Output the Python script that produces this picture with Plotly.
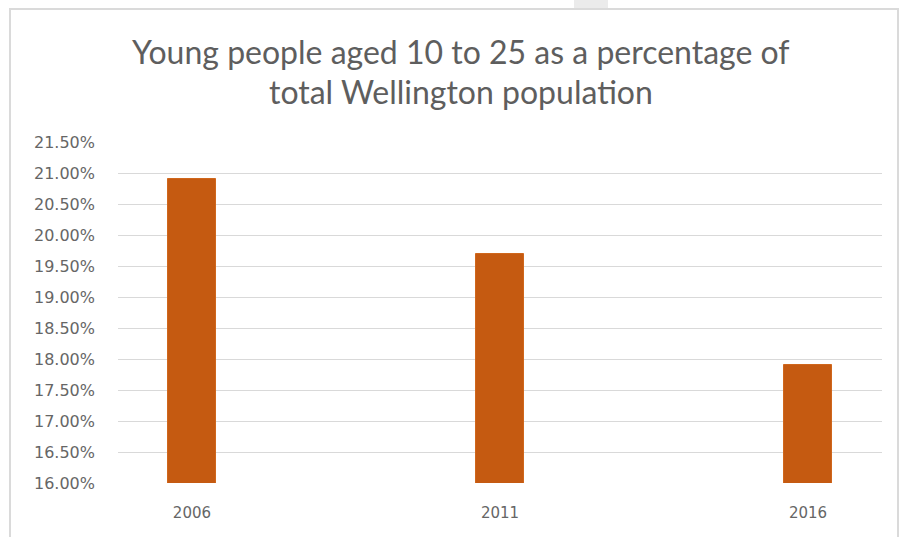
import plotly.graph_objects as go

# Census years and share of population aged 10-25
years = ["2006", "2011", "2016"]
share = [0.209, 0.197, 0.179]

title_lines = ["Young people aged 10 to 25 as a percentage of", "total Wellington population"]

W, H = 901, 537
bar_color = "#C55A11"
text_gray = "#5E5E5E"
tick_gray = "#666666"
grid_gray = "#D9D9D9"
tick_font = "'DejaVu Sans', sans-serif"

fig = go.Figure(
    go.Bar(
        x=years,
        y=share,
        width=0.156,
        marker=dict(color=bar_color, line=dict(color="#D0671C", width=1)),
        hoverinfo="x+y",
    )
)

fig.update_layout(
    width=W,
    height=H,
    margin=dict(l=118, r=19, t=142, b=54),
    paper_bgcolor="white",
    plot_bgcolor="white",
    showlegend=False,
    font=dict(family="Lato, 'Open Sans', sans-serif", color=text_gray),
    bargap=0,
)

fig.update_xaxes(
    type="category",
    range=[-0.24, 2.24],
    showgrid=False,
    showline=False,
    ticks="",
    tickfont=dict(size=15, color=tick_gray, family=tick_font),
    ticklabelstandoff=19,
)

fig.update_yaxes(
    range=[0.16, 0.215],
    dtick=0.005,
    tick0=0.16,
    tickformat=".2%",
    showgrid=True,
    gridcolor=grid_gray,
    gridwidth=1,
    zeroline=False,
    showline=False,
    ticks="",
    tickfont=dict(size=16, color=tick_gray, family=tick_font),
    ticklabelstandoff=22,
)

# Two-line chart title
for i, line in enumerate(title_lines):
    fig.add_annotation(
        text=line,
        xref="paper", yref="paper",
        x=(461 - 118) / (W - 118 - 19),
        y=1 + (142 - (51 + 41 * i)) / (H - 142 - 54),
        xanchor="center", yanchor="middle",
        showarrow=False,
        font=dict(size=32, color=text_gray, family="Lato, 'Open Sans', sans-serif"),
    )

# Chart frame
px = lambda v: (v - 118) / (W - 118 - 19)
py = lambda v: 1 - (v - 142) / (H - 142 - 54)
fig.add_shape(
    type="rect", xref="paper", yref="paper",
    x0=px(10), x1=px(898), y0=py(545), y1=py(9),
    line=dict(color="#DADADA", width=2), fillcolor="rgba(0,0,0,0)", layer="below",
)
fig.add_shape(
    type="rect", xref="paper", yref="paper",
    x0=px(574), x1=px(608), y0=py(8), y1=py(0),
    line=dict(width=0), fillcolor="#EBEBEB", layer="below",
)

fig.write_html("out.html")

WHAT THE TASK REQUIRES:
Exclude the pictures, and transcribe all of the material exactly.

CORRECT OUTPUT:
Output the Python script that produces this picture with Plotly.
import plotly.graph_objects as go

# Census years and share of population aged 10-25
years = ["2006", "2011", "2016"]
share = [0.209, 0.197, 0.179]

title_lines = ["Young people aged 10 to 25 as a percentage of", "total Wellington population"]

W, H = 901, 537
bar_color = "#C55A11"
text_gray = "#5E5E5E"
tick_gray = "#666666"
grid_gray = "#D9D9D9"
tick_font = "'DejaVu Sans', sans-serif"

fig = go.Figure(
    go.Bar(
        x=years,
        y=share,
        width=0.156,
        marker=dict(color=bar_color, line=dict(color="#D0671C", width=1)),
        hoverinfo="x+y",
    )
)

fig.update_layout(
    width=W,
    height=H,
    margin=dict(l=118, r=19, t=142, b=54),
    paper_bgcolor="white",
    plot_bgcolor="white",
    showlegend=False,
    font=dict(family="Lato, 'Open Sans', sans-serif", color=text_gray),
    bargap=0,
)

fig.update_xaxes(
    type="category",
    range=[-0.24, 2.24],
    showgrid=False,
    showline=False,
    ticks="",
    tickfont=dict(size=15, color=tick_gray, family=tick_font),
    ticklabelstandoff=19,
)

fig.update_yaxes(
    range=[0.16, 0.215],
    dtick=0.005,
    tick0=0.16,
    tickformat=".2%",
    showgrid=True,
    gridcolor=grid_gray,
    gridwidth=1,
    zeroline=False,
    showline=False,
    ticks="",
    tickfont=dict(size=16, color=tick_gray, family=tick_font),
    ticklabelstandoff=22,
)

# Two-line chart title
for i, line in enumerate(title_lines):
    fig.add_annotation(
        text=line,
        xref="paper", yref="paper",
        x=(461 - 118) / (W - 118 - 19),
        y=1 + (142 - (51 + 41 * i)) / (H - 142 - 54),
        xanchor="center", yanchor="middle",
        showarrow=False,
        font=dict(size=32, color=text_gray, family="Lato, 'Open Sans', sans-serif"),
    )

# Chart frame
px = lambda v: (v - 118) / (W - 118 - 19)
py = lambda v: 1 - (v - 142) / (H - 142 - 54)
fig.add_shape(
    type="rect", xref="paper", yref="paper",
    x0=px(10), x1=px(898), y0=py(545), y1=py(9),
    line=dict(color="#DADADA", width=2), fillcolor="rgba(0,0,0,0)", layer="below",
)
fig.add_shape(
    type="rect", xref="paper", yref="paper",
    x0=px(574), x1=px(608), y0=py(8), y1=py(0),
    line=dict(width=0), fillcolor="#EBEBEB", layer="below",
)

fig.write_html("out.html")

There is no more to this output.